Not sure where your company stands? Take the free AI-Readiness Assessment, 10 minutes, scored across strategy, data, people, and governance, with a recommended next step for your situation.
Frequently asked questions
Can AI just connect to my analytics and answer questions directly?
Increasingly, yes, GA4, most BI tools, and warehouse copilots offer natural-language querying, and agent integrations can query tools directly. Treat the answers as drafts: the model can misread your event schema, pick the wrong date range, or silently apply a different attribution model than you expect. Spot-check against the source until a given question type has proven reliable.

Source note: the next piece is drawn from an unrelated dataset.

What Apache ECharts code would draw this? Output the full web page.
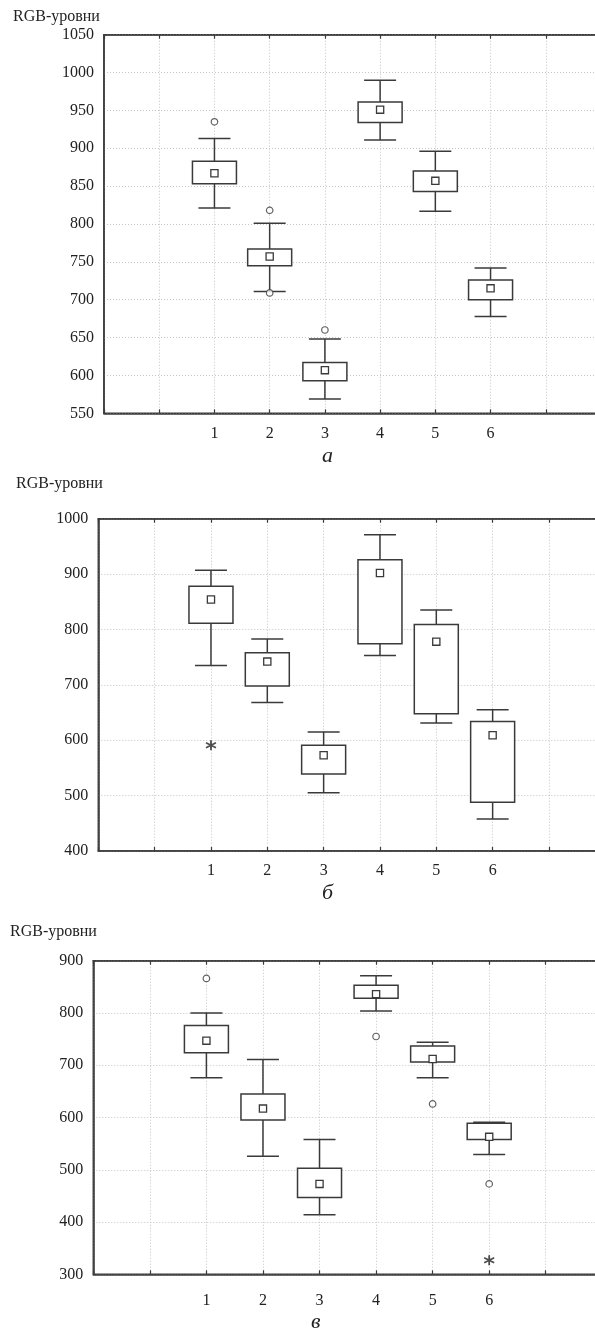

Will AI fix my attribution problems?
No. Attribution is a data and methodology problem, tracking gaps, walled gardens, self-reported vs. click data, and AI inherits whatever model your stack uses. What AI does well is make the caveats explicit: it can explain why two systems disagree, run comparisons across attribution models, and stop you from presenting last-click as ground truth.
How do I stop AI from making up numbers in reports?
Never let the model be the source of a figure. Feed it exported data and have it summarize, or have it query systems directly, then verify every number that will be shown to anyone against the source system. A two-column check (number in draft vs. number in platform) takes ten minutes and catches both hallucinated figures and quietly-wrong query logic.
Is it safe to paste analytics data into an AI chat?
Aggregated campaign metrics, spend, impressions, conversion counts by channel, carry little privacy risk and are fine on a business plan with training disabled. Row-level data with user identifiers (emails, client IDs, addresses) is personal data: keep it in tools covered by a data-processing agreement, or aggregate before exporting.
Which reports should I automate first?
The recurring one everyone dreads, usually the weekly or monthly channel report. It has a fixed structure, known data sources, and a human who currently burns half a day on it. Automate the pull-and-draft, keep the human on verification and the 'so what' commentary.